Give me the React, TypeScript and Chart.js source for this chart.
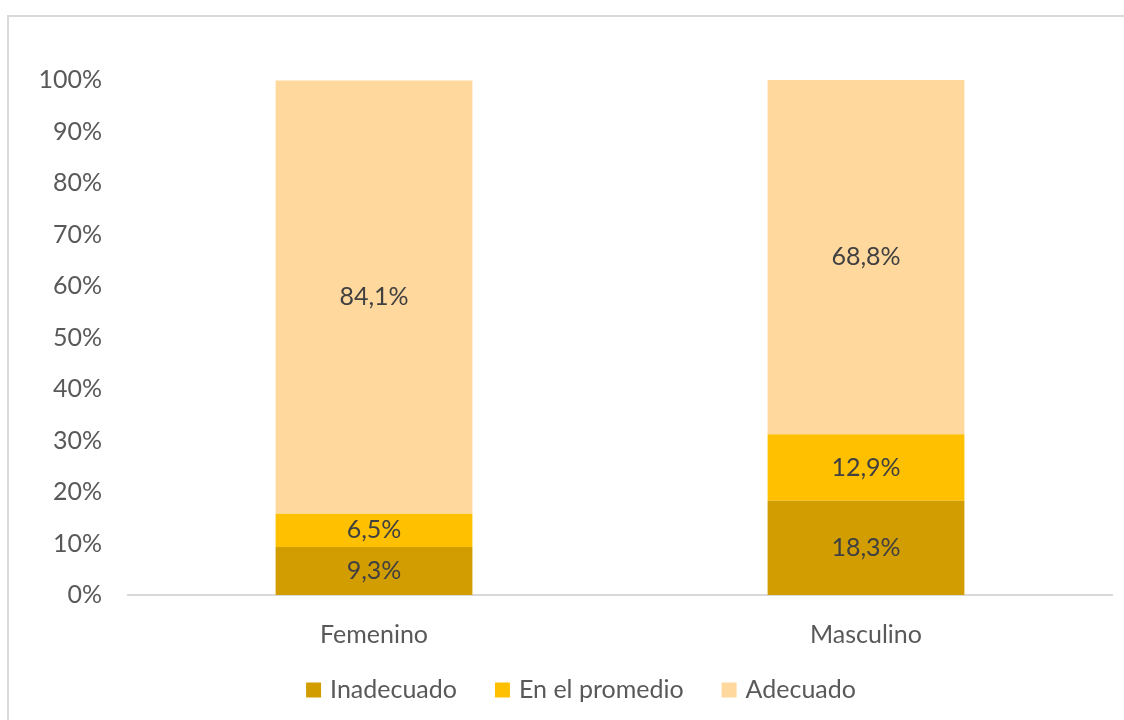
import React, { useEffect, useRef } from "react";
import { Chart, registerables } from "chart.js";

Chart.register(...registerables);

const categories = ["Femenino", "Masculino"];
const seriesNames = ["Inadecuado", "En el promedio", "Adecuado"];
const inadecuado = [9.3, 18.3];
const enElPromedio = [6.5, 12.9];
const adecuado = [84.1, 68.8];
const seriesColors = ["#D29D00", "#FFC000", "#FFD89E"];
const yTicks = [0, 10, 20, 30, 40, 50, 60, 70, 80, 90, 100];

const FONT = "Lato, 'Noto Sans', sans-serif";
const FS = 25;

const framePlugin = {
  id: "frame",
  beforeDraw(chart: any) {
    const ctx = chart.ctx;
    ctx.save();
    ctx.fillStyle = "#ffffff";
    ctx.fillRect(0, 0, chart.width, chart.height);
    ctx.fillStyle = "#D9D9D9";
    ctx.fillRect(7, 15, chart.width, 2);
    ctx.fillRect(7, 15, 2, chart.height);
    ctx.restore();
  },
};

const labelPlugin = {
  id: "segLabels",
  afterDatasetsDraw(chart: any) {
    const ctx = chart.ctx;
    ctx.save();
    ctx.font = `${FS}px ${FONT}`;
    ctx.fillStyle = "#404040";
    ctx.textAlign = "center";
    ctx.textBaseline = "middle";
    chart.data.datasets.forEach((ds: any, i: number) => {
      const meta = chart.getDatasetMeta(i);
      meta.data.forEach((bar: any, j: number) => {
        const v = ds.data[j];
        const yc = (bar.y + bar.base) / 2;
        ctx.fillText(v.toFixed(1).replace(".", ",") + "%", bar.x, yc);
      });
    });
    ctx.restore();
  },
};

const legendPlugin = {
  id: "bottomLegend",
  afterDraw(chart: any) {
    const ctx = chart.ctx;
    const box = 15;
    const gap = 9;
    const spacing = 38;
    const centerX = 581;
    const centerY = 690;
    ctx.save();
    ctx.font = `${FS}px ${FONT}`;
    ctx.textBaseline = "middle";
    ctx.textAlign = "left";
    const items = chart.data.datasets.map((ds: any) => ({
      text: ds.label,
      color: ds.backgroundColor,
      w: box + gap + ctx.measureText(ds.label).width,
    }));
    const total =
      items.reduce((s: number, it: any) => s + it.w, 0) + spacing * (items.length - 1);
    let x = centerX - total / 2;
    items.forEach((it: any) => {
      ctx.fillStyle = it.color;
      ctx.fillRect(x, centerY - box / 2, box, box);
      ctx.fillStyle = "#595959";
      ctx.fillText(it.text, x + box + gap, centerY);
      x += it.w + spacing;
    });
    ctx.restore();
  },
};

export default function App() {
  const ref = useRef<HTMLCanvasElement>(null);
  useEffect(() => {
    if (!ref.current) return;
    const data = [inadecuado, enElPromedio, adecuado];
    const chart = new Chart(ref.current, {
      type: "bar",
      data: {
        labels: categories,
        datasets: seriesNames.map((name, i) => ({
          label: name,
          data: data[i],
          backgroundColor: seriesColors[i],
          borderWidth: 0,
          categoryPercentage: 1,
          barPercentage: 0.4,
        })),
      },
      options: {
        responsive: false,
        animation: false,
        devicePixelRatio: 1,
        layout: { padding: { top: 80, right: 12, left: 0, bottom: 65 } },
        plugins: {
          legend: { display: false },
          tooltip: { enabled: false },
        },
        scales: {
          x: {
            stacked: true,
            grid: { display: false, drawTicks: false },
            border: { display: true, color: "#D9D9D9", width: 2 },
            ticks: {
              color: "#595959",
              font: { family: FONT, size: FS },
              padding: 25,
            },
            afterFit(scale: any) {
              scale.height = 60;
            },
          },
          y: {
            stacked: true,
            min: 0,
            max: 100,
            grid: { display: false, drawTicks: false },
            border: { display: false },
            afterBuildTicks(scale: any) {
              scale.ticks = yTicks.map((v) => ({ value: v }));
            },
            ticks: {
              color: "#595959",
              font: { family: FONT, size: FS },
              padding: 26,
              callback: (v: any) => `${v}%`,
            },
            afterFit(scale: any) {
              scale.width = 128;
            },
          },
        },
      },
      plugins: [framePlugin, labelPlugin, legendPlugin],
    });
    return () => chart.destroy();
  }, []);
  return (
    <div style={{ position: "fixed", left: 0, top: 0, width: 1124, height: 720 }}>
      <canvas ref={ref} width={1124} height={720} style={{ display: "block" }} />
    </div>
  );
}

──────────────────────────────

### Given request
Looking at the data above, show all lines where the word "React" occurs.

### Right answer
Give me the React, TypeScript and Chart.js source for this chart.
import React, { useEffect, useRef } from "react";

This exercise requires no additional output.